IN the vocabulary of the Chinese, “Bethune” is the ultimate synonym for the noble figure.Norman Bethunes reputation was made in the anti-Japanese war period when the Canadian physician trudged the frontiers under heavy gunfire to treat the great many Chinese wounded. Adding virtual martyrdom to his heroic qualities, Bethune eventually died in the anti-fascist battlefield, from exhaustion and complications contracted from surgery. “What kind of spirit is this,” asked Mao Zedong in his famous 1939 article “In memory of Norman Bethune,” “that makes a foreigner selflessly adopt the cause of the Chinese peoples liberation as his own?” “Bethune spirit,” he answered, “is utter devotion to others without any thought of self. It was shown in his great sense of responsibility to his work, and his great warm-heartedness towards all comrades, towards all people. ”
Forty years later, an American gynecologist, Jordan M. Phillips, came to a struggling China – one recovering from the ten-year rampage known as the “cultural revolution” but one which had just started its new era of reform and opening-up. He knew of Chinas ancient civilization and her enormous population but was surprised to find physicians unaware of the development of modern medicine, and that the medical books once available had been shunned as “capitalist poison.” His own conscience as a physician nagged him to do something to sweep away this intolerable darkness.

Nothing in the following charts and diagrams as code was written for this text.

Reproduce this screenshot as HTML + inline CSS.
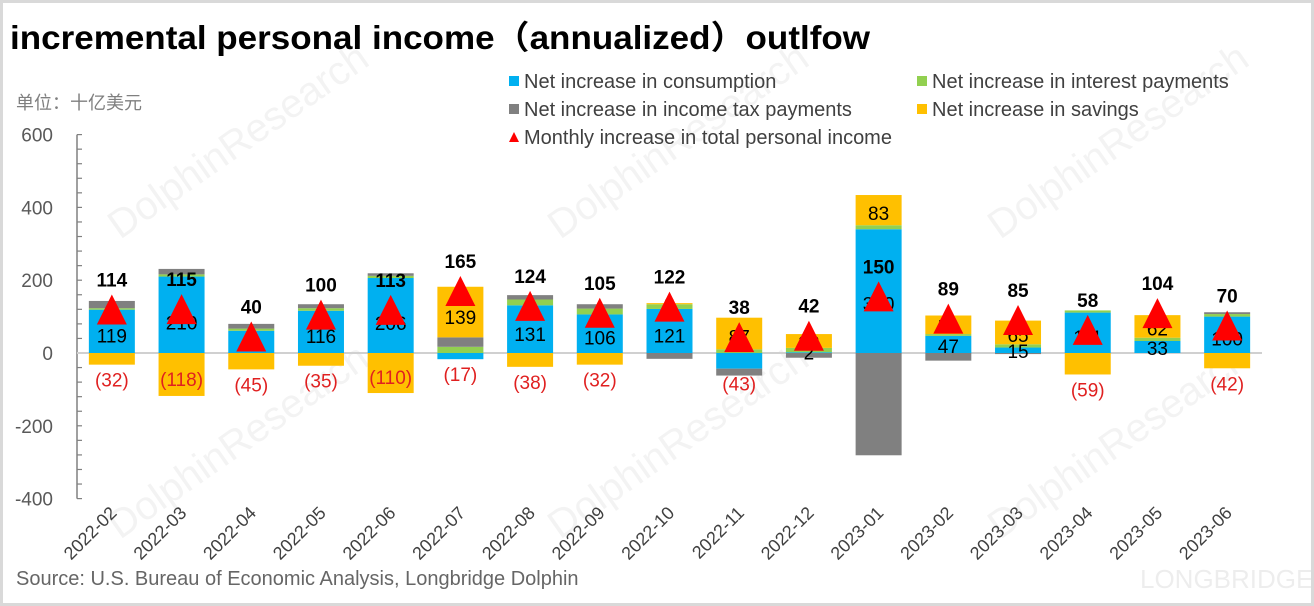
<!DOCTYPE html>
<html><head><meta charset="utf-8">
<style>
html,body{margin:0;padding:0;background:#fff;}
#wrap{position:relative;width:1314px;height:606px;overflow:hidden;box-sizing:border-box;border:3px solid #d9d9d9;font-family:"Liberation Sans","Noto Sans CJK SC",sans-serif;}
svg{position:absolute;left:-3px;top:-3px;}
</style></head>
<body>
<div id="wrap">
<svg id="chart" width="1314" height="606" xmlns="http://www.w3.org/2000/svg">
  <g fill="#000" opacity="0.05" font-family="Liberation Sans, Noto Sans CJK SC, sans-serif">
    <text x="120" y="240" font-size="40" transform="rotate(-35 120 240)">DolphinResearch</text>
    <text x="560" y="240" font-size="40" transform="rotate(-35 560 240)">DolphinResearch</text>
    <text x="1000" y="240" font-size="40" transform="rotate(-35 1000 240)">DolphinResearch</text>
    <text x="120" y="540" font-size="40" transform="rotate(-35 120 540)">DolphinResearch</text>
    <text x="560" y="540" font-size="40" transform="rotate(-35 560 540)">DolphinResearch</text>
    <text x="1000" y="540" font-size="40" transform="rotate(-35 1000 540)">DolphinResearch</text>
  </g>
  <text x="10" y="49" font-size="33" font-weight="bold" fill="#000" textLength="860" lengthAdjust="spacingAndGlyphs">incremental personal income（annualized）outlfow</text>
  <text x="16" y="109" font-size="18" fill="#7f7f7f">单位：十亿美元</text>
  <g id="legend" font-size="20" fill="#404040"></g>
  <g id="axes"></g>
  <g id="bars"></g>
  <g id="labels"></g>
  <g id="markers"></g>
  <text x="16" y="585" font-size="20" fill="#666">Source: U.S. Bureau of Economic Analysis, Longbridge Dolphin</text>
  <text x="1140" y="588" font-size="26" fill="#000" opacity="0.07">LONGBRIDGE</text>
</svg>
</div>
<script>
const categories = ["2022-02","2022-03","2022-04","2022-05","2022-06","2022-07","2022-08","2022-09","2022-10","2022-11","2022-12","2023-01","2023-02","2023-03","2023-04","2023-05","2023-06"];
const consumption = [119,210,61,116,206,-17,131,106,121,-43,2,340,47,15,111,33,100];
const interest = [4,6,6,7,6,17,16,16,13,10,12,11,5,9,6,9,7];
const taxes = [20,15,13,11,7,26,12,12,-16,-19,-13,-281,-21,-3,0,0,5];
const savings = [-32,-118,-45,-35,-110,139,-38,-32,3,87,38,83,51,65,-59,62,-42];
const totals = [114,115,40,100,113,165,124,105,122,38,42,150,89,85,58,104,70];
const yTicks = [600,400,200,0,-200,-400];

const NS = "http://www.w3.org/2000/svg";
const X0 = 77, X1 = 1262, Y0 = 353, PX = 0.364;
const step = (X1 - X0) / categories.length;
const barW = 46;
function xc(i){ return X0 + step * (i + 0.5); }
function y(v){ return Y0 - v * PX; }
function mk(tag, attrs, parent){
  const e = document.createElementNS(NS, tag);
  for (const k in attrs) e.setAttribute(k, attrs[k]);
  parent.appendChild(e);
  return e;
}
const axes = document.getElementById('axes');
const bars = document.getElementById('bars');
const labels = document.getElementById('labels');
const markers = document.getElementById('markers');
const legend = document.getElementById('legend');

const axisLine = mk('line', {x1:X0, y1:y(600), x2:X0, y2:y(-400), stroke:'#808080', 'stroke-width':1.5}, axes);


for (let v = -400; v <= 600; v += 40) {
  const t = mk('line', {x1:X0, y1:y(v), x2:X0+5, y2:y(v), stroke:'#808080', 'stroke-width':1.2}, axes);
  
  
}
yTicks.forEach(v => {
  const t = mk('text', {x:53, y:y(v)+7, 'text-anchor':'end', 'font-size':19, fill:'#595959'}, axes);
  t.textContent = v;
  
  
});
const zl = mk('line', {x1:X0, y1:Y0, x2:X1, y2:Y0, stroke:'#d0d0d0', 'stroke-width':2}, axes);


categories.forEach((c, i) => {
  const cx = xc(i) + 6, cy = 514;
  const t = mk('text', {x:cx, y:cy, 'text-anchor':'end', 'font-size':18, fill:'#404040', transform:`rotate(-45 ${cx} ${cy})`}, axes);
  t.textContent = c;
  
  
});

const series = [
  {vals: consumption, color: '#00b0f0', name: 'consumption'},
  {vals: interest, color: '#92d050', name: 'interest'},
  {vals: taxes, color: '#808080', name: 'tax'},
  {vals: savings, color: '#ffc000', name: 'savings'}
];
categories.forEach((c, i) => {
  let pos = 0, neg = 0;
  series.forEach(s => {
    const v = s.vals[i];
    if (v === 0) return;
    let a, b;
    if (v > 0) { a = pos; b = pos + v; pos = b; } else { a = neg; b = neg + v; neg = b; }
    const r = mk('rect', {x: xc(i) - barW/2, y: Math.min(y(a), y(b)), width: barW, height: Math.abs(y(a) - y(b)), fill: s.color}, bars);
    
    
    if (s.name === 'consumption' || s.name === 'savings') {
      let ly;
      if (v > 0) ly = y(a + v * 0.4) + 7;
      else ly = (Math.abs(v) > 80) ? y(a + v * 0.6) + 7 : y(b) + 22;
      const t = mk('text', {x: xc(i), y: ly, 'text-anchor':'middle', 'font-size':19, fill: v < 0 ? '#e02020' : '#000'}, labels);
      t.textContent = v < 0 ? '(' + Math.abs(v) + ')' : v;
      
      
    }
  });
  const ty = y(totals[i]);
  const tri = mk('polygon', {points: `${xc(i)},${ty-17} ${xc(i)-15},${ty+13} ${xc(i)+15},${ty+13}`, fill:'#ff0000'}, markers);
  
  
  const tl = mk('text', {x: xc(i), y: ty - 25, 'text-anchor':'middle', 'font-size':19, 'font-weight':'bold', fill:'#000'}, markers);
  tl.textContent = totals[i];
  
  
});

const legendItems = [
  {label:'Net increase in consumption', color:'#00b0f0', x:509, y:81, tri:false},
  {label:'Net increase in interest payments', color:'#92d050', x:917, y:81, tri:false},
  {label:'Net increase in income tax payments', color:'#808080', x:509, y:109, tri:false},
  {label:'Net increase in savings', color:'#ffc000', x:917, y:109, tri:false},
  {label:'Monthly increase in total personal income', color:'#ff0000', x:509, y:137, tri:true}
];
legendItems.forEach(it => {
  let sw;
  if (it.tri) sw = mk('polygon', {points:`${it.x+5},${it.y-5} ${it.x},${it.y+5} ${it.x+10},${it.y+5}`, fill:it.color}, legend);
  else sw = mk('rect', {x:it.x, y:it.y-5, width:10, height:10, fill:it.color}, legend);
  
  
  const t = mk('text', {x:it.x+15, y:it.y+7}, legend);
  t.textContent = it.label;
  
  
});
</script>
</body></html>
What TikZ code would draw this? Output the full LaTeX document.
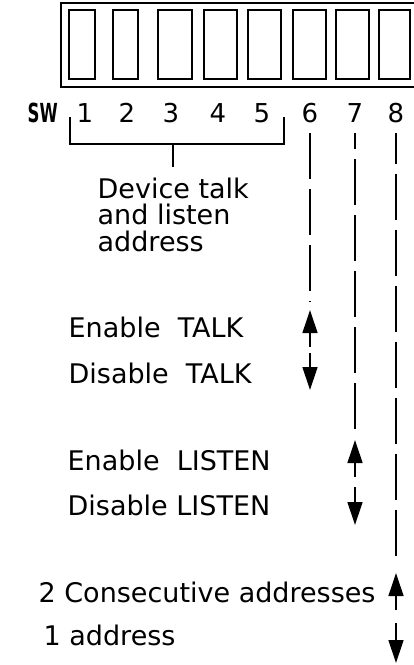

Phillips decided his primary task was to help modernize Chinese medical practice. That became a 30-year endeavor. He organized shipments to China:seventy 20-ton pallets of donated medical books, and surgical instruments which were then distributed to thousands of Chinese hospitals, medical universities, colleges and libraries. To ensure these donations made it, he and his wife Mary financed more than 80 trips for themselves over 20 years.
Jordan M. Phillips was born in 1923 and by the time his interests took him East, he was already a gynecologist of considerable repute in America. His greatest contribution to medicine was the introduction of the gynecological laparoscope from Europe. This advanced technology solved some difficult surgical problems and caused a great sensation in the “new world,” even today viewed as an important milestone in gynecology. Philips founded the American Association of the Gynecologic Laparoscopists in 1971 and remained its honorary president until his death.
By 1979, the newly retired Dr. Phillips and his wife Mary came to visit China for the first time, on the tail end of an academic symposium in South Korea. It was not the Great Wall or Forbidden City that most absorbed him, but the conditions for medical practice in China. It was while visiting hospitals and medical universities he discovered the severe shortage of medical books, and the technology that lagged way behind current international standards. Conversation with Chinese colleagues revealed these conditions were the aftermath of the tumultuous “cultural revolution.”